II. DEMOSTHENES TO THE FREEMEN OF ATHENS. HAD we been convened, Athenians, on some new subject of debate, I had waited until most of the usual persons had declared their opinions. If I had approved of any. thing proposed by them, I should have continued silent; if not, I had then attempted to speak my sentiments. But since those very points on which these speakers have oftentimes been heard already, are at tạis time to be considered; though I have risen first, I presume I may expect your pardon: for if they, on former occasions, had advised the necessary measures, you would not have found it needful to consult at present.

First, then, Athenians, these our affairs must not be thought desperate; no, though our situation seems entirely deplorable. For the most shocking circumstance of all our past conduct, is really the most favourable to our future expectations. And what is this ? That our own total indolence has been the cause of all our present difficulties. For were we thus distressed in spite of every vigorous effort which the honour of our state demanded, there were then no hope of a recovery.

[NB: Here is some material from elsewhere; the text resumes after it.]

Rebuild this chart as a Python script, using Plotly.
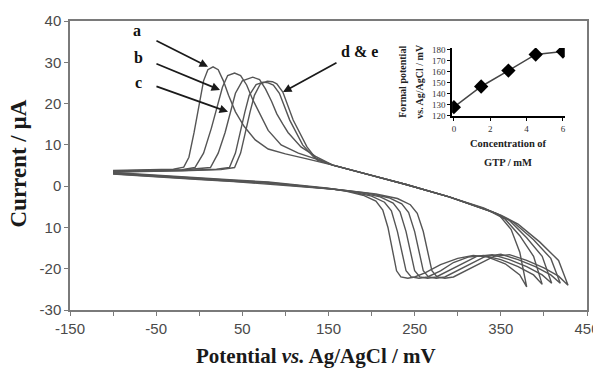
import plotly.graph_objects as go

# ---- main CV curves (potential mV, current uA) ----
a_x = [-100, -60, -30, -18, -12, -6, 0, 5, 10, 16, 22, 28, 34, 42, 52, 65, 80, 100, 125, 155, 200, 240, 290, 330, 348, 362, 372, 380,
       372, 355, 335, 318, 300, 280, 262, 250, 242, 234, 229, 225, 219, 213, 205, 190, 170, 150, 120, 80, 40, 0, -50, -100]
a_y = [3.8, 3.9, 4.1, 4.6, 7, 13, 20, 25.5, 28.2, 28.9, 28.2, 25.5, 22, 18, 14.5, 11.2, 9, 7.8, 6.6, 5.1, 2.6, 0.4, -2.6, -5.3, -7, -10.5, -16, -24.4,
       -21.5, -18.8, -17.2, -16.8, -17.5, -19, -21, -22, -22.3, -22, -20.5, -16, -10, -5.8, -3.6, -2.2, -1.2, -0.5, 0.2, 1.0, 1.5, 2.0, 2.6, 3.3]

b_x = [-100, -60, -20, -5, 5, 14, 22, 27, 33, 41, 48, 55, 62, 70, 80, 95, 115, 135, 155, 200, 240, 290, 335, 355, 372, 388, 398,
       388, 370, 350, 330, 312, 295, 280, 265, 255, 246, 240, 236, 230, 223, 215, 200, 175, 150, 120, 80, 40, 0, -50, -100]
b_y = [3.7, 3.8, 4.0, 4.5, 8, 14, 20, 24, 26.8, 27.4, 26.8, 24.5, 21, 17.5, 13.5, 10, 8, 6.6, 5.1, 2.6, 0.4, -2.6, -5.8, -8, -12, -17, -23.8,
       -21.5, -19.5, -17.8, -16.8, -17.2, -18.5, -20.5, -22, -22.3, -22, -20.5, -17, -11, -6, -3.9, -2.4, -1.3, -0.6, 0.1, 0.9, 1.4, 1.9, 2.5, 3.2]

c_x = [-100, -60, -20, 13, 22, 30, 36, 42, 50, 62, 70, 77, 84, 90, 97, 103, 118, 135, 155, 200, 240, 290, 340, 360, 380, 398, 409,
       398, 380, 360, 340, 322, 305, 290, 275, 265, 256, 250, 246, 240, 233, 225, 210, 185, 155, 120, 80, 40, 0, -50, -100]
c_y = [3.6, 3.7, 3.9, 4.5, 8, 13, 18, 22.5, 25.5, 26.4, 25.8, 23.5, 20.5, 17.5, 15, 13, 9.5, 7.2, 5.1, 2.6, 0.4, -2.6, -6.2, -8.3, -12.5, -17, -23.5,
       -21.5, -19.5, -17.8, -16.6, -17, -18.8, -20.5, -22, -22.3, -22, -20.5, -17, -11, -6.2, -4.1, -2.6, -1.5, -0.7, 0.0, 0.8, 1.3, 1.8, 2.4, 3.1]

d_x = [-100, -60, -20, 20, 35, 42, 48, 53, 58, 66, 74, 80, 86, 93, 105, 120, 133, 155, 200, 240, 290, 345, 365, 388, 408, 419,
       408, 390, 370, 350, 332, 315, 300, 285, 275, 266, 260, 256, 250, 243, 235, 220, 195, 160, 120, 80, 40, 0, -50, -100]
d_y = [3.5, 3.6, 3.8, 4.1, 4.5, 8, 13.6, 18, 22, 24.6, 25.2, 25.0, 24.5, 22.5, 16, 10, 7, 5.1, 2.6, 0.4, -2.6, -6.6, -8.8, -13, -17.5, -23.5,
       -21.5, -19.5, -17.8, -16.5, -17, -18.8, -20.5, -22, -22.3, -22, -20.5, -17, -11, -6.4, -4.3, -2.8, -1.7, -0.8, -0.1, 0.7, 1.2, 1.7, 2.3, 3.0]

e_x = [-100, -60, -20, 25, 41, 48, 54, 59, 64, 71, 79, 85, 90, 97, 109, 125, 137, 155, 200, 240, 290, 350, 370, 395, 417, 428,
       417, 400, 380, 360, 342, 325, 310, 295, 285, 276, 270, 266, 260, 253, 245, 230, 205, 165, 120, 80, 40, 0, -50, -100]
e_y = [3.4, 3.5, 3.7, 4.0, 4.5, 8, 13.6, 18, 22, 24.8, 25.4, 25.3, 24.8, 22.8, 16, 9.5, 6.3, 5.1, 2.6, 0.4, -2.6, -7, -9.2, -13.5, -18, -24,
       -21.8, -19.8, -18, -16.6, -17, -18.8, -20.5, -22, -22.3, -22, -20.5, -17, -11, -6.6, -4.5, -3.0, -1.9, -0.9, -0.2, 0.6, 1.1, 1.6, 2.2, 2.9]

curves = [(a_x, a_y), (b_x, b_y), (c_x, c_y), (d_x, d_y), (e_x, e_y)]

# ---- inset: formal potential vs GTP concentration ----
conc = [0, 1.5, 3, 4.5, 6]
formal = [127.6, 146.4, 160.9, 175.5, 178.2]

# ---- axis ticks ----
x_tickvals = [-150, -50, 50, 150, 250, 350, 450]
x_ticktext = ["-150", "-50", "50", "150", "250", "350", "450"]
y_tickvals = [40, 30, 20, 10, 0, -10, -20, -30]
y_ticktext = ["40", "30", "20", "10", "0", "10", "-20", "-30"]
in_x_ticks = [0, 2, 4, 6]
in_y_ticks = [120, 130, 140, 150, 160, 170, 180]

fig = go.Figure()
for cx, cy in curves:
    fig.add_trace(go.Scatter(x=cx, y=cy, mode="lines", line=dict(color="rgb(85,85,85)", width=1.4),
                             showlegend=False, hoverinfo="skip"))

fig.add_trace(go.Scatter(x=conc, y=formal, mode="lines+markers", xaxis="x2", yaxis="y2",
                         line=dict(color="rgb(70,70,70)", width=1.5),
                         marker=dict(symbol="diamond", size=11, color="black"),
                         showlegend=False, hoverinfo="skip"))

axis_col = "#7a7a7a"
tick_font = dict(family="Liberation Sans, Arial", size=15, color="#4a4a4a")
serif = "Liberation Serif, Times New Roman, serif"

fig.update_layout(
    width=593, height=372,
    margin=dict(l=70, r=6, t=21, b=62, autoexpand=False),
    paper_bgcolor="white", plot_bgcolor="white",
    xaxis=dict(range=[-150, 450], tickvals=x_tickvals, ticktext=x_ticktext, ticks="outside", ticklen=4,
               tickcolor=axis_col, showline=True, linecolor=axis_col, linewidth=1.5, mirror=True,
               showgrid=False, zeroline=False, tickfont=tick_font, ticklabeloverflow="allow", automargin=False,
               minor=dict(ticks="outside", tick0=-150, dtick=50, ticklen=4, tickcolor=axis_col)),
    yaxis=dict(range=[-30, 40], tickvals=y_tickvals, ticktext=y_ticktext, ticks="outside", ticklen=4,
               tickcolor=axis_col, showline=True, linecolor=axis_col, linewidth=1.5, mirror=True,
               showgrid=False, zeroline=False, tickfont=tick_font, automargin=False),
    xaxis2=dict(domain=[0.739, 0.957], anchor="y2", range=[-0.1, 6.1], tickvals=in_x_ticks,
                ticks="outside", ticklen=3, tickcolor="black", showline=True, linecolor="black", linewidth=2,
                showgrid=False, zeroline=False, automargin=False,
                tickfont=dict(family=serif, size=9, color="#333")),
    yaxis2=dict(domain=[0.671, 0.907], anchor="x2", range=[119.5, 181.5], tickvals=in_y_ticks,
                ticks="outside", ticklen=3, tickcolor="black", showline=True, linecolor="black", linewidth=1.5,
                showgrid=False, zeroline=False, automargin=False,
                tickfont=dict(family=serif, size=9, color="#333")),
)

anns = []
# axis titles
anns.append(dict(text="<b>Potential <i>vs.</i> Ag/AgCl / mV</b>", xref="paper", yref="paper", x=0.475, y=0,
                 yshift=-46, showarrow=False, font=dict(family=serif, size=21, color="#1a1a1a"),
                 xanchor="center", yanchor="middle"))
anns.append(dict(text="<b>Current / µA</b>", xref="paper", yref="paper", x=0, y=0.5, xshift=-52, yshift=2,
                 textangle=-90, showarrow=False, font=dict(family=serif, size=23, color="#1a1a1a"),
                 xanchor="center", yanchor="middle"))
# inset titles
in_font = dict(family=serif, size=10, color="#222")
anns.append(dict(text="<b>Formal potential</b>", xref="paper", yref="paper", x=0.739, y=0.79,
                 xshift=-49, textangle=-90, showarrow=False, font=in_font, xanchor="center", yanchor="middle"))
anns.append(dict(text="<b>vs. Ag/AgCl / mV</b>", xref="paper", yref="paper", x=0.739, y=0.79,
                 xshift=-32, textangle=-90, showarrow=False, font=in_font, xanchor="center", yanchor="middle"))
anns.append(dict(text="<b>Concentration of</b>", xref="paper", yref="paper", x=0.848, y=0.671,
                 yshift=-27, showarrow=False, font=dict(family=serif, size=10.5, color="#222"),
                 xanchor="center", yanchor="middle"))
anns.append(dict(text="<b>GTP / mM</b>", xref="paper", yref="paper", x=0.848, y=0.671,
                 yshift=-46, showarrow=False, font=dict(family=serif, size=10.5, color="#222"),
                 xanchor="center", yanchor="middle"))
# curve labels
lab_font = dict(family=serif, size=16, color="#111")
for txt, lx, ly in [("<b>a</b>", -72, 37.6), ("<b>b</b>", -71, 31.1), ("<b>c</b>", -71, 25.0), ("<b>d & e</b>", 186, 32.5)]:
    anns.append(dict(text=txt, x=lx, y=ly, xref="x", yref="y", showarrow=False, font=lab_font))
# arrows
for hx, hy, tx, ty in [(10.2, 28.9, -51.4, 35.4), (24.1, 23.3, -51.4, 29.8), (33.4, 18.0, -51.4, 24.3), (97.2, 22.8, 161.0, 30.1)]:
    anns.append(dict(text="", x=hx, y=hy, ax=tx, ay=ty, xref="x", yref="y", axref="x", ayref="y",
                     showarrow=True, arrowhead=2, arrowsize=1, arrowwidth=1.7, arrowcolor="#1a1a1a"))
fig.update_layout(annotations=anns)

fig.write_html("out.html")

If there be a man in this assembly who thinks that we must find a formidable enemy in Philip, while he views on one hand the numerous armies that surround him, and, on the other, the weakness of the state thus despoiled of its dominions; he thinks justly. Yet let him reflect on this: there was a time, Athenians, when we possessed Pydna, and Potidæa, and Methone, and all that country round; when many of the states now subjected to him were free and independent, and more inclined to our alliance than to his. Had Philip then reasoned in the same manner-How shall I dare to attack the Athenians, whose garrisons command my territories, while I am destitute of all assistance-he would not have engaged in those enterprises which are now crowned with success, nor could he have raised himself to this pitch of greatness. No, Athenians, he knew this well, that all these places are but prizes laid between the combatants, and ready for the conqueror; that the dominions of the absent devolve naturally to those who are in the field—the possessions of the supine to the active and intrepid. Animated by these sentiments, he overturns whole nations; he holds all people in subjection ; some, by the right of conquest, -others, under the title of allies and confederates : for all are willing to confederate with those whom they see prepared and resolved to exert themselves as they ought.